Mask wearing on Red Deer transit buses will be mandatory, says city council

Council is still discussing whether it should be expanded to other indoor public spaces

A mandatory mask-wearing bylaw for Red Deerians who ride on public transit buses was approved by city council on Monday.

But city councillors — who received more than 200 emails and phone calls on the “divisive” issue” — chose not to make any decision on whether mask-wearing should be mandated in other public places.

Council instead tabled this portion of the proposed bylaw. It will be discussed again only if local COVID-19 cases dramatically escalate, or if the city gets this direction from Alberta’s chief medical officer of health.

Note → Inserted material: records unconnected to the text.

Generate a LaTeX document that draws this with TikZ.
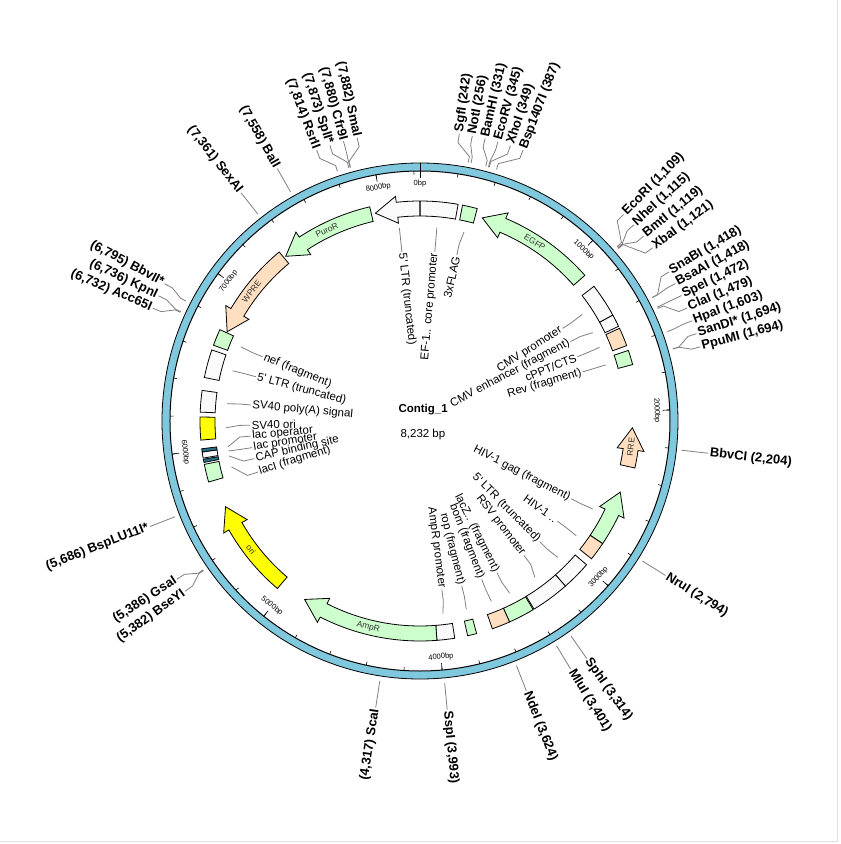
\documentclass[tikz,border=0pt]{standalone}
\usepackage{fontspec}
\setmainfont{Liberation Sans}
\usetikzlibrary{calc}

\definecolor{ringblue}{RGB}{127,200,221}
\definecolor{featgreen}{RGB}{204,255,204}
\definecolor{featpeach}{RGB}{255,223,191}
\definecolor{featyellow}{RGB}{255,255,0}
\definecolor{featteal}{RGB}{38,115,140}
\definecolor{boxwhite}{RGB}{250,250,250}
\definecolor{leadgray}{RGB}{128,128,128}

\tikzset{
  featline/.style={draw=black, line width=0.8pt},
  labline/.style={draw=leadgray, line width=0.8pt},
  sitetext/.style={font=\fontsize{13}{15}\selectfont\bfseries, inner sep=1.5pt},
  feattext/.style={font=\fontsize{11.5}{13}\selectfont, inner sep=1.5pt},
  arrowtext/.style={font=\fontsize{8.5}{9}\selectfont, text=black!80, inner sep=0pt},
  ticktext/.style={font=\fontsize{7.5}{8}\selectfont, inner sep=0pt},
}

% feature box: start bp, end bp, colour
\newcommand{\featbox}[3]{%
  \pgfmathsetmacro\fa{90-(#1/8232)*360}%
  \pgfmathsetmacro\fb{90-(#2/8232)*360}%
  \draw[featline, fill=#3] (\fa:205) arc[start angle=\fa, end angle=\fb, radius=205]
    -- (\fb:220) arc[start angle=\fb, end angle=\fa, radius=220] -- cycle;}

% feature arrow, head at the end
\newcommand{\featcw}[3]{%
  \pgfmathsetmacro\fa{90-(#1/8232)*360}%
  \pgfmathsetmacro\fb{90-(#2/8232)*360}%
  \pgfmathsetmacro\fh{\fb+5.9}%
  \draw[featline, fill=#3] (\fa:205) -- (\fa:220) arc[start angle=\fa, end angle=\fh, radius=220]
    -- (\fh:226) -- (\fb:212.5) -- (\fh:199) -- (\fh:205)
    arc[start angle=\fh, end angle=\fa, radius=205] -- cycle;}

% feature arrow, head at the start
\newcommand{\featccw}[3]{%
  \pgfmathsetmacro\fa{90-(#1/8232)*360}%
  \pgfmathsetmacro\fb{90-(#2/8232)*360}%
  \pgfmathsetmacro\fh{\fa-5.9}%
  \draw[featline, fill=#3] (\fb:205) -- (\fb:220) arc[start angle=\fb, end angle=\fh, radius=220]
    -- (\fh:226) -- (\fa:212.5) -- (\fh:199) -- (\fh:205)
    arc[start angle=\fh, end angle=\fb, radius=205] -- cycle;}

% inner label: line angle, label angle, name, text
\newcommand{\featlabel}[4]{%
  \pgfmathtruncatemacro\rside{cos(#2)>=0}%
  \ifnum\rside=1
    \node[feattext, anchor=east, rotate=#2] (#3) at (#2:170) {#4};
    \draw[labline] (#1:194) -- (#2:181) -- (#3.east);
  \else
    \node[feattext, anchor=west, rotate=#2+180] (#3) at (#2:170) {#4};
    \draw[labline] (#1:194) -- (#2:181) -- (#3.west);
  \fi}

% cut site: [label shift] bp, name, text
\newcommand{\cutsite}[4][0]{%
  \pgfmathsetmacro\sa{90-(#2/8232)*360}%
  \pgfmathsetmacro\la{\sa+(#1)}%
  \pgfmathtruncatemacro\rside{cos(\la)>=0}%
  \ifnum\rside=1
    \node[sitetext, anchor=west, rotate=\la] (#3) at (\la:290) {#4};
    \draw[labline] (\sa:263) -- (\sa:269) -- (\la:281) -- (#3.west);
  \else
    \node[sitetext, anchor=east, rotate=\la+180] (#3) at (\la:290) {#4};
    \draw[labline] (\sa:263) -- (\sa:269) -- (\la:281) -- (#3.east);
  \fi}

\begin{document}
\begin{tikzpicture}[x=1pt, y=1pt]
  \useasboundingbox[fill=white] (-420,-423) rectangle (421,421);
  \draw[black!12] (417,421) -- (417,-420) -- (-420,-420);

  % Ring
  \draw[fill=ringblue, line width=0.8pt] (0,0) circle[radius=258];
  \draw[fill=white, line width=1pt] (0,0) circle[radius=250];
  \draw[line width=0.8pt] (90:243) -- (90:258);

  % Ticks
  \foreach \k in {1,...,41} {
    \pgfmathsetmacro\ta{90-(\k*200/8232)*360}
    \draw[line width=0.6pt] (\ta:250) -- (\ta:246.5);
  }
  \foreach \k in {0,...,8} {
    \pgfmathsetmacro\ta{90-(\k*1000/8232)*360}
    \pgfmathtruncatemacro\up{sin(\ta)>=-0.01}
    \ifnum\up=1 \pgfmathsetmacro\tr{\ta-90} \else \pgfmathsetmacro\tr{\ta+90} \fi
    \draw[line width=0.6pt] (\ta:250) -- (\ta:243);
    \node[ticktext, rotate=\tr] (tick\k) at (\ta:237) {\ifnum\k=0 0\else\k000\fi bp};
  }

  % Features
  \featbox{2}{228}{boxwhite}
  \featbox{255}{345}{featgreen}
  \featccw{390}{1110}{featgreen}
  \featbox{1195}{1400}{boxwhite}
  \featbox{1400}{1475}{boxwhite}
  \featbox{1488}{1600}{featpeach}
  \featbox{1630}{1718}{featgreen}
  \featccw{2100}{2340}{featpeach}
  \featccw{2505}{2833}{featgreen}
  \featbox{2833}{2945}{featpeach}
  \featbox{2991}{3170}{boxwhite}
  \featbox{3170}{3402}{boxwhite}
  \featbox{3408}{3567}{featgreen}
  \featbox{3567}{3677}{featpeach}
  \featbox{3775}{3830}{featgreen}
  \featbox{3908}{4015}{boxwhite}
  \featcw{4015}{4868}{featgreen}
  \featcw{5040}{5630}{featyellow}
  \featbox{5806}{5914}{featgreen}
  \featbox{5926}{5945}{featteal}
  \featbox{5952}{5989}{boxwhite}
  \featbox{5989}{6008}{featteal}
  \featbox{6060}{6198}{featyellow}
  \featbox{6227}{6357}{boxwhite}
  \featbox{6435}{6605}{boxwhite}
  \featbox{6635}{6735}{featgreen}
  \featccw{6742}{7322}{featpeach}
  \featccw{7336}{7930}{featgreen}
  \featccw{7955}{8230}{boxwhite}

  % Names inside arrows
  \node[arrowtext, rotate=-32.7] (t-egfp) at (57.3:212.5) {EGFP};
  \node[arrowtext, rotate=26] (t-puro) at (116:212.5) {PuroR};
  \node[arrowtext, rotate=52.4] (t-wpre) at (142.4:212.5) {WPRE};
  \node[arrowtext, rotate=-14.1] (t-ampr) at (-104.1:212.5) {AmpR};
  \node[arrowtext, rotate=-52.7] (t-ori) at (-142.7:212.5) {ori};
  \node[arrowtext, rotate=83] (t-rre) at (-7:212.5) {RRE};

  % Feature labels
  \featlabel{96.1}{96.1}{f-ltr}{5\textquotesingle{} LTR (truncated)}
  \featlabel{85}{85}{f-ef}{EF-1.. core promoter}
  \featlabel{76.9}{77.5}{f-flag}{3xFLAG}
  \featlabel{33.3}{33}{f-cmvp}{CMV promoter}
  \featlabel{27.1}{27.8}{f-cmve}{CMV enhancer (fragment)}
  \featlabel{22.3}{22.2}{f-cppt}{cPPT/CTS}
  \featlabel{16.8}{16.8}{f-rev}{Rev (fragment)}
  \featlabel{-27}{-27.2}{f-gag}{HIV-1 gag (fragment)}
  \featlabel{-36.3}{-36.1}{f-psi}{HIV-1 ..}
  \featlabel{-44.7}{-45.2}{f-ltr2}{5\textquotesingle{} LTR (truncated)}
  \featlabel{-53.7}{-52.3}{f-rsv}{RSV promoter}
  \featlabel{-62.5}{-63.1}{f-lacz}{lacZ.. (fragment)}
  \featlabel{-68.4}{-68.7}{f-bom}{bom (fragment)}
  \featlabel{-76.2}{-75.8}{f-rop}{rop (fragment)}
  \featlabel{-83.2}{-82.6}{f-ampp}{AmpR promoter}
  \featlabel{157.5}{157.8}{f-nef}{nef (fragment)}
  \featlabel{165}{164.9}{f-ltr3}{5\textquotesingle{} LTR (truncated)}
  \featlabel{174.9}{174.6}{f-pa}{SV40 poly(A) signal}
  \featlabel{182}{181.4}{f-sv40}{SV40 ori}
  \featlabel{187.7}{185.1}{f-laco}{lac operator}
  \featlabel{188.9}{189}{f-lacp}{lac promoter}
  \featlabel{190.4}{192.8}{f-cap}{CAP binding site}
  \featlabel{193.7}{197.5}{f-laci}{lacI (fragment)}

  % Cut sites
  \cutsite[2.8]{242}{e-sgf}{SgfI (242)}
  \cutsite[0.8]{256}{e-not}{NotI (256)}
  \cutsite[1.5]{331}{e-bam}{BamHI (331)}
  \cutsite[-0.5]{345}{e-ecorv}{EcoRV (345)}
  \cutsite[-2.9]{349}{e-xho}{XhoI (349)}
  \cutsite[-3.9]{387}{e-bsp}{Bsp1407I (387)}
  \cutsite[3.9]{1109}{e-ecori}{EcoRI (1,109)}
  \cutsite[1.3]{1115}{e-nhe}{NheI (1,115)}
  \cutsite[-1.5]{1119}{e-bmt}{BmtI (1,119)}
  \cutsite[-4.3]{1121}{e-xba}{XbaI (1,121)}
  \cutsite[2.9]{1418}{e-sna}{SnaBI (1,418)}
  \cutsite[0.3]{1418}{e-bsaa}{BsaAI (1,418)}
  \cutsite{1472}{e-spe}{SpeI (1,472)}
  \cutsite[-2.4]{1479}{e-cla}{ClaI (1,479)}
  \cutsite[0.3]{1603}{e-hpa}{HpaI (1,603)}
  \cutsite[1.6]{1694}{e-sandi}{SanDI* (1,694)}
  \cutsite[-1.1]{1694}{e-ppumi}{PpuMI (1,694)}
  \cutsite{2204}{e-bbvci}{BbvCI (2,204)}
  \cutsite{2794}{e-nru}{NruI (2,794)}
  \cutsite{3314}{e-sph}{SphI (3,314)}
  \cutsite{3401}{e-mlu}{MluI (3,401)}
  \cutsite{3624}{e-nde}{NdeI (3,624)}
  \cutsite{3993}{e-ssp}{SspI (3,993)}
  \cutsite{4317}{e-sca}{(4,317) ScaI}
  \cutsite[1.3]{5382}{e-bsey}{(5,382) BseYI}
  \cutsite[-1.4]{5386}{e-gsa}{(5,386) GsaI}
  \cutsite{5686}{e-bsplu}{(5,686) BspLU11I*}
  \cutsite[1.5]{6732}{e-acc}{(6,732) Acc65I}
  \cutsite[-1.0]{6736}{e-kpn}{(6,736) KpnI}
  \cutsite[-1.1]{6795}{e-bbvii}{(6,795) BbvII*}
  \cutsite{7361}{e-sexa}{(7,361) SexAI}
  \cutsite{7558}{e-bal}{(7,558) BalI}
  \cutsite[2.6]{7814}{e-rsr}{(7,814) RsrII}
  \cutsite[2.4]{7873}{e-spl}{(7,873) SplI*}
  \cutsite[-0.1]{7880}{e-cfr}{(7,880) Cfr9I}
  \cutsite[-2.8]{7882}{e-sma}{(7,882) SmaI}

  % Centre
  \node[anchor=base west, font=\fontsize{11.5}{13}\selectfont\bfseries] (title) at (-25,9) {Contig\_1};
  \node[anchor=base west, font=\fontsize{11.5}{13}\selectfont] (length) at (-23,-16) {8,232 bp};
\end{tikzpicture}
\end{document}
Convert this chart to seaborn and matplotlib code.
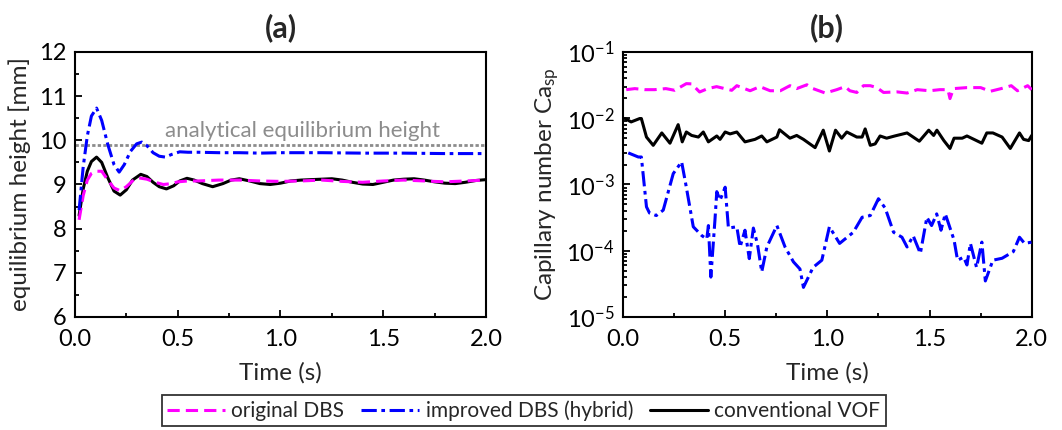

So far, Alberta’s government has been largely silent whether masks should be made mandatory in public indoor spaces, leaving this decision up to the province’s 352 municipalities. This was criticized by city councillors, who wanted more provincial direction.

Red Deer’s Mayor Tara Veer said the transit decision is much more straight-forward since physical distancing of two metres is impossible to maintain at certain times of day on crowded city buses.

As buses fall under the city’s jurisdiction and Alberta’s chief medical officer of health has recommending mask-wearing when appropriate distancing is not possible, it makes sense to make masks on buses mandatory as of Aug. 31, said Veer.

Coun. Lawrence Lee believes the unanimously approved masks-on-buses bylaw also “meshes nicely with the provincial mandate for masks for Grade 4 to 12 students.” He noted 1,300 mostly high school students a day ride city buses to classes in the city.

As of the last day of this month, wearing masks is a must for all transit users older than 10.

Exceptions will be made for people who are struggling with phobias about covering their mouths and noses, or who have physical disabilities that make face-coverings impossible. It has not yet been determined whether a medical letter would be needed, or or just a personal statement would be enough for an exemption, noted city manager, Allan Seabrooke.

Those who simply refuse to wear a mask will face fines of $50.

The City of Red Deer’s administration had also recommended a mandatory face mask bylaw for all indoor public spaces if the number of COVID-19 cases rises to 25 or more per 100,000 people.

So far the most active cases that Red Deer has ever had is 14.

Coun. Dianne Wyntjes called for a safety-first, common sense approach, saying “the virus likes cold weather and crowds and this is preparing for what is coming ahead.”

Coun. Ken Johnston argued that mandatory mask wearing could help keep cases down when COVID-cases begin to climb this fall and winter, and protect those in high risk groups — such as Coun. Frank Wong, who has chronic lung disease.

Coun. Tanya Handley first tried to raise the number referred to in the bylaw to 50 active cases in the city. But she later sided with her colleagues Vesna Higham and Buck Buchanan who stated they could not support any kind of mandatory mask in public spaces bylaw.

Some reasons given were the lack of testing done on the efficacy of masks and because most Red Deerians are already so good about voluntarily wearing them.

Seabrooke said Red Deer has, so far, had among the lowest viral cases in the province. He credited Red Deerians for following public safety guidelines, including wearing masks whenever maintaining a space of two metres between people is not possible.

When Buchanan asked how mask-wearing on public transit would be enforced if a passenger absolutely refuses to wear a face-covering, Seabrooke said that will also have to be determined.